Re-running the scenario using the database snapshot rather than using the pgdump. This would cover a scenario of restoring the database using a snapshot.

P0NDER0SA commented 5 months ago

All kustomize and helm deployment steps are completed (including configuration changes required by kustomize). https://github.com/cds-snc/notification-manifests/pull/2629

Looking at finalizing AWS steps and doing a Sanity check to ensure things are working. Then I want to do a snapshot backup and restoration.

jimleroyer commented 5 months ago

App is deployed in dev but there are extra manual steps to be done.

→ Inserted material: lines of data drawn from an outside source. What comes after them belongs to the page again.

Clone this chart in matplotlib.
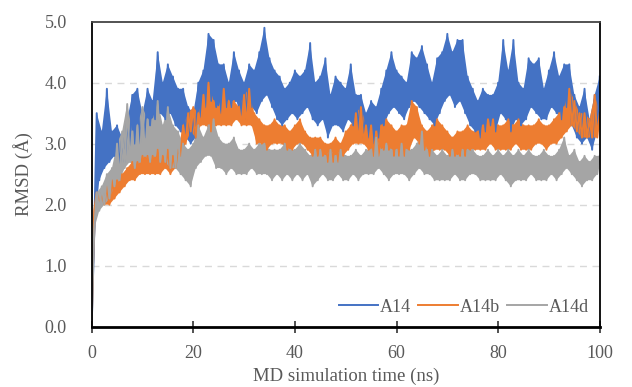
import numpy as np
import matplotlib
matplotlib.use('Agg')
from matplotlib import pyplot as plt

plt.rcParams['font.family'] = ['Liberation Serif', 'DejaVu Serif']

# RMSD: upper envelope at whole ns, lower envelope at half ns
a14_hi = [0.0, 3.5, 3.2, 3.9, 3.2, 3.3, 3.1, 3.4, 3.8, 3.9,
          3.5, 3.9, 3.7, 4.5, 4.0, 4.3, 4.1, 3.9, 3.9, 3.6,
          3.5, 4.0, 4.2, 4.8, 4.7, 4.3, 4.3, 4.0, 4.5, 4.2,
          4.0, 4.3, 4.2, 4.5, 4.9, 4.4, 4.2, 4.1, 3.9, 4.0,
          4.2, 4.1, 4.2, 4.65, 4.0, 4.1, 4.4, 3.8, 4.1, 4.0,
          3.9, 4.3, 3.8, 3.8, 3.5, 3.7, 3.6, 3.9, 4.2, 4.5,
          4.2, 4.1, 4.0, 4.5, 4.4, 4.6, 4.3, 4.0, 4.4, 4.5,
          4.8, 4.5, 4.7, 4.7, 4.1, 3.9, 3.7, 3.9, 3.8, 3.8,
          4.0, 4.7, 4.2, 4.7, 4.0, 3.9, 4.4, 4.3, 4.4, 3.9,
          4.2, 4.5, 4.1, 4.3, 4.3, 3.8, 3.6, 3.9, 3.4, 3.8, 4.1]
a14_lo = [1.5, 2.4, 2.6, 2.7, 2.8, 2.6, 2.7, 2.9, 3.0, 3.0,
          3.1, 3.3, 3.4, 3.5, 3.4, 3.5, 3.3, 3.2, 3.1, 3.0,
          3.1, 3.4, 3.6, 3.7, 3.6, 3.5, 3.6, 3.6, 3.7, 3.4,
          3.4, 3.6, 3.5, 3.7, 3.8, 3.6, 3.4, 3.3, 3.4, 3.5,
          3.4, 3.5, 3.6, 3.4, 3.3, 3.4, 3.1, 3.3, 3.3, 3.2,
          3.4, 3.3, 3.2, 3.1, 3.1, 3.0, 3.1, 3.3, 3.5, 3.6,
          3.5, 3.4, 3.6, 3.7, 3.6, 3.5, 3.4, 3.3, 3.5, 3.7,
          3.8, 3.6, 3.7, 3.5, 3.3, 3.2, 3.1, 3.2, 3.3, 3.2,
          3.5, 3.4, 3.2, 3.4, 3.3, 3.4, 3.6, 3.5, 3.4, 3.4,
          3.6, 3.5, 3.4, 3.6, 3.3, 3.1, 3.0, 3.1, 2.9, 3.2]

a14b_hi = [0.0, 2.2, 2.2, 2.3, 2.4, 2.4, 2.5, 2.6, 2.7, 2.7,
           2.8, 2.8, 2.8, 2.9, 2.8, 2.9, 2.8, 2.9, 3.3, 3.5,
           3.6, 3.5, 3.8, 4.0, 3.7, 3.6, 3.9, 3.7, 3.7, 3.6,
           3.8, 3.9, 3.5, 3.4, 3.3, 3.3, 3.4, 3.3, 3.3, 3.2,
           3.3, 3.4, 3.2, 3.1, 3.1, 3.1, 3.0, 3.0, 3.1, 3.0,
           3.2, 3.3, 3.5, 3.6, 3.3, 3.3, 3.2, 3.3, 3.4, 3.3,
           3.2, 3.3, 3.3, 3.7, 3.6, 3.3, 3.2, 3.3, 3.4, 3.3,
           3.2, 3.1, 3.2, 3.2, 3.3, 3.2, 3.2, 3.3, 3.4, 3.4,
           3.3, 3.3, 3.4, 3.3, 3.4, 3.3, 3.3, 3.3, 3.4, 3.3,
           3.3, 3.4, 3.5, 3.6, 3.9, 3.7, 3.5, 3.5, 3.4, 3.8, 3.5]
a14b_lo = [1.9, 2.0, 2.0, 2.0, 2.1, 2.2, 2.3, 2.4, 2.4, 2.5,
           2.5, 2.5, 2.5, 2.5, 2.6, 2.5, 2.6, 2.8, 3.0, 3.2,
           3.1, 3.3, 3.3, 3.2, 3.3, 3.3, 3.3, 3.3, 3.4, 3.3,
           3.3, 3.3, 3.0, 3.0, 2.9, 3.0, 3.0, 3.0, 2.9, 2.9,
           3.0, 3.0, 2.9, 2.8, 2.8, 2.8, 2.7, 2.7, 2.7, 2.8,
           2.9, 3.0, 3.0, 3.0, 2.9, 2.8, 2.8, 2.9, 2.9, 2.8,
           2.8, 2.8, 2.9, 3.1, 3.0, 2.9, 2.8, 2.9, 2.9, 2.9,
           2.8, 2.8, 2.8, 2.8, 2.9, 2.9, 2.9, 2.9, 3.0, 2.9,
           2.9, 2.9, 2.9, 3.0, 2.9, 2.9, 2.9, 3.0, 3.0, 2.9,
           3.0, 3.0, 3.1, 3.2, 3.3, 3.2, 3.1, 3.1, 3.1, 3.1]

a14d_hi = [0.0, 2.2, 2.3, 2.5, 2.6, 3.0, 3.2, 3.65, 3.2, 3.3,
           3.6, 3.4, 3.4, 3.7, 3.3, 3.6, 3.3, 3.2, 3.0, 2.9,
           3.0, 3.3, 3.1, 3.3, 3.4, 3.1, 3.0, 3.0, 3.1, 2.9,
           2.9, 3.0, 2.9, 3.0, 3.0, 2.9, 2.9, 2.9, 3.0, 2.9,
           2.9, 3.0, 2.9, 2.8, 2.9, 2.9, 2.8, 2.9, 2.8, 2.9,
           2.8, 2.8, 2.9, 2.8, 2.9, 2.9, 3.1, 2.9, 3.0, 2.9,
           2.9, 3.0, 2.9, 2.9, 3.0, 3.2, 2.9, 2.9, 2.8, 2.9,
           2.8, 2.9, 2.8, 2.9, 2.9, 2.9, 2.8, 2.8, 2.9, 2.8,
           2.9, 2.8, 2.9, 2.8, 2.9, 2.8, 2.9, 2.8, 2.8, 2.9,
           2.8, 2.8, 2.9, 3.1, 2.8, 2.9, 2.7, 2.8, 2.7, 2.8, 2.8]
a14d_lo = [1.6, 1.9, 2.0, 2.1, 2.3, 2.4, 2.6, 2.7, 2.6, 2.7,
           2.8, 2.7, 2.8, 2.7, 2.7, 2.6, 2.6, 2.5, 2.4, 2.3,
           2.6, 2.7, 2.8, 2.8, 2.6, 2.6, 2.5, 2.6, 2.5, 2.5,
           2.5, 2.6, 2.5, 2.5, 2.5, 2.4, 2.5, 2.4, 2.5, 2.4,
           2.5, 2.4, 2.5, 2.3, 2.4, 2.5, 2.4, 2.4, 2.5, 2.4,
           2.4, 2.5, 2.4, 2.5, 2.5, 2.5, 2.6, 2.5, 2.4, 2.5,
           2.5, 2.5, 2.4, 2.5, 2.6, 2.5, 2.5, 2.4, 2.4, 2.4,
           2.4, 2.5, 2.4, 2.4, 2.5, 2.5, 2.4, 2.4, 2.4, 2.4,
           2.5, 2.4, 2.3, 2.4, 2.4, 2.4, 2.5, 2.4, 2.4, 2.4,
           2.5, 2.4, 2.5, 2.6, 2.5, 2.4, 2.3, 2.4, 2.4, 2.5]

labels = ['A14', 'A14b', 'A14d']
colors = ['#4472C4', '#ED7D31', '#A5A5A5']

t_hi = np.arange(0, 101)
t_lo = np.arange(0.5, 100, 1.0)


def weave(hi, lo):
    # alternate upper / lower readings in time order
    t = np.empty(len(t_hi) + len(t_lo))
    y = np.empty_like(t)
    t[0::2], t[1::2] = t_hi, t_lo
    y[0::2], y[1::2] = hi, lo
    return t, y


fig = plt.figure(figsize=(6.32, 3.87), dpi=100)
ax = fig.add_axes([0.145, 0.156, 0.804, 0.788])

series = [(a14_hi, a14_lo), (a14b_hi, a14b_lo), (a14d_hi, a14d_lo)]
for (hi, lo), lab, c in zip(series, labels, colors):
    # band between the two envelopes, then the trace on top of it
    ax.fill(np.concatenate([t_hi, t_lo[::-1]]), np.concatenate([hi, lo[::-1]]),
            color=c, lw=0)
    t, y = weave(hi, lo)
    ax.plot(t, y, color=c, lw=1.4, label=lab)

ax.set_xlim(0, 100)
ax.set_ylim(0, 5)
ax.set_xticks(range(0, 101, 20))
ax.set_yticks(np.arange(0, 5.01, 1.0))
ax.set_yticklabels([f'{v:.1f}' for v in np.arange(0, 5.01, 1.0)])
for v in [1, 2, 3, 4]:
    ax.axhline(v, color='#d9d9d9', lw=1, ls=(0, (5, 4)), zorder=0)

txt = '#595959'
ax.tick_params(axis='x', direction='inout', length=9, width=1.2, color='#333333',
               labelsize=13, labelcolor=txt, pad=9)
ax.tick_params(axis='y', length=0, labelsize=13, labelcolor=txt, pad=18)
ax.spines['bottom'].set_linewidth(2)
ax.spines['bottom'].set_color('black')
ax.spines['left'].set_linewidth(1.3)
ax.spines['right'].set_linewidth(1.3)
ax.spines['top'].set_linewidth(1.3)
ax.spines['top'].set_color('#444444')

ax.set_xlabel('MD simulation time (ns)', fontsize=13.5, color=txt, labelpad=4)
ax.set_ylabel('RMSD (Å)', fontsize=13.5, color=txt, labelpad=8)

ax.legend(loc='lower right', ncol=3, frameon=False, fontsize=13, labelcolor=txt,
          handlelength=2.2, handletextpad=0.1, columnspacing=0.4,
          bbox_to_anchor=(1.0, 0.0), borderaxespad=0.2)

plt.savefig('out.png', dpi=100)
plt.close(fig)
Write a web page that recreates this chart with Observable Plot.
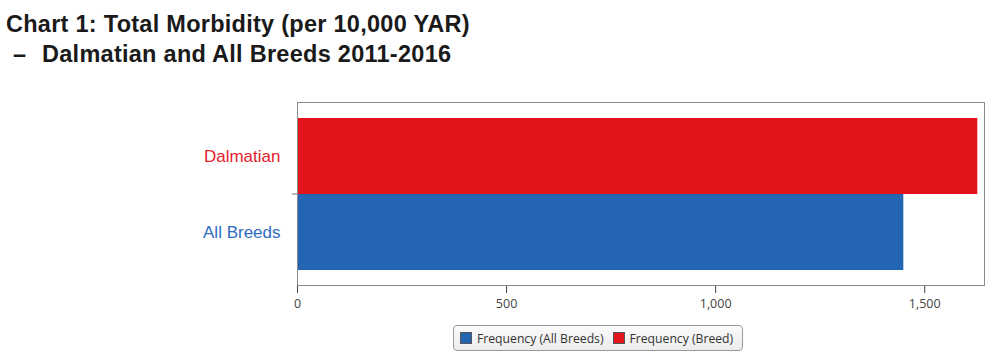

P0NDER0SA commented 5 months ago

Dev is working! Moving on to DB Snapshots

P0NDER0SA commented 5 months ago

still hoping to get to the snapshots

sastels commented 5 months ago
ben851 commented 5 months ago

Ben will look at destruction scripts

ben851 commented 5 months ago

Did not get to this yesterday, will try and get to it today.

ben851 commented 5 months ago

Stuck working on K8s 1.30 chore and ADR for CICD - did not get to this today.

ben851 commented 5 months ago

Before starting on create/destroy scripts, I would like to get the last PR merged so that I can work off of main:

github.com/cds-snc/notification-terraform/pull/1334

ben851 commented 5 months ago

Had some issues with the migration of system status static site. I've created a new PR to merge just that part

https://github.com/cds-snc/notification-terraform/pull/1361

But I will have to do some thinking on the best way to do this since this will cause prod to delete as well.

sastels commented 5 months ago

mostly merged except for system status static site, needs a script.

ben851 commented 4 months ago

I've verified that there will be approx 10-15 minutes of downtime of the system status site during the recreation. We are notifying clients and planning to deploy this next Wednesday.

Between now and then, I will be doing one more test run in staging and writing up documentation in the notification-attic repo

ben851 commented 4 months ago

Will try and do this one more time in staging today.